I’ve been a homebrewer for almost two decades and although I’m essentially a simple brewer by trade, many in the craft are more than a bit adventurous. That could be true with the microbrew world as well.
Like the wine garagiste brethren, with that daring and bold streak, some homebrewers are actually going back to beginning – they’re brewing in barrels … mostly wine barrels to be specific. And to that point, more than a few folks have ventured my way, asking for wine barrels that they can use for aging.
Looking for unique and distinctive flavors, these risktakers – meaning craft brewers – purposefully want to impart that tinge of wine aroma and flavor along with whatever the oak can still give off after several years as a wine producer. The part that is tricky for Paso Wine Barrels is we are receiving barrels that most wineries don’t want, and sometimes there’s reasons for why they don’t want these particular barrels.
Vintners typically hold on to wine barrels for roughly six years. This isn’t set in stone as some winemakers use barrels for only two or three years while other use them as long as they don’t leak or no longer offer any oak value.
So you can see the situation arise where someone asks us if the barrels are still good – we don’t really know. What we do know though is whether they leak or not. No matter where you go to purchase your used barrel, just be aware that leaks are possible. Often I will go through a new batch of used barrels and sift out some that are obviously no good for holding water because maybe I can literally see through the seems in between the staves. Also, a decent leak can appear as major stains and let anyone who is looking know it likely won’t hold wine … or beer.

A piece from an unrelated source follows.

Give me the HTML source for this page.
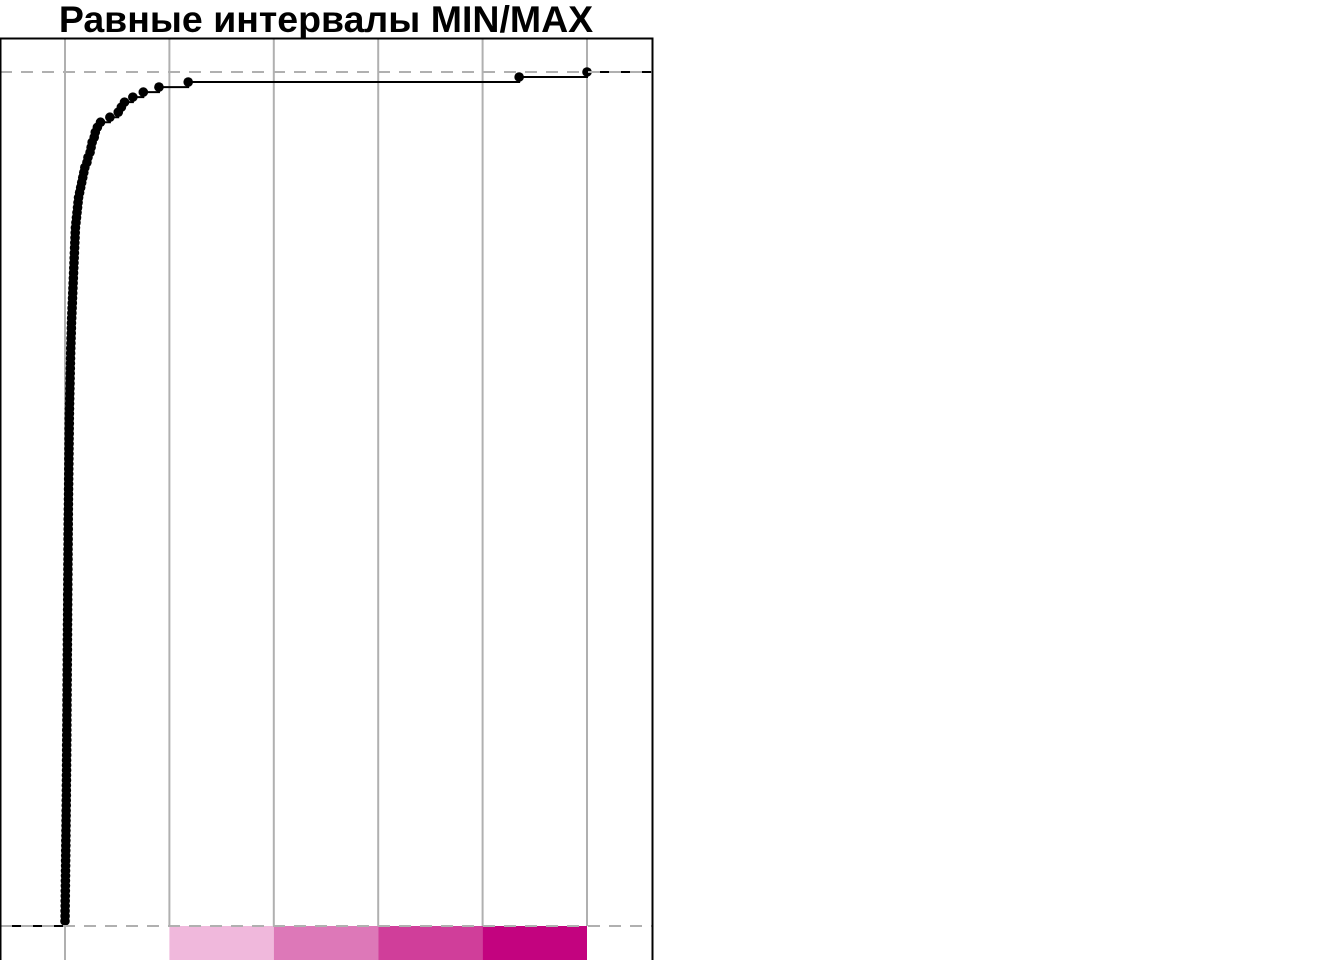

By the way, these circumstances offer one of the many reasons why barrels are getting harder to find. Combined with whiskey distillers, these groups are making wine barrels harder and harder to come by. Just a few short years ago, wineries were giving away their barrels, or selling them for a very nominal fee. That’s no longer the case as just about no one gives them away and some hold out for steeper and steeper prices.
Regardless, with wine barrels becoming popular with brewers, there appears to be many nuances that should give these whimsical crafters an abundance of capricious if somewhat volatile and fickle creations. Which means if you are a fan of home or craft brews, expect some wild variances and interesting flavors, to say the least. At 59 gallons a crack, homebrewers will be taking big chances – but than again, that’s part of what is so fun with garagiste and homebrewers as they experiment, while the rest of us might taste that rare flavor … and smile with amazement.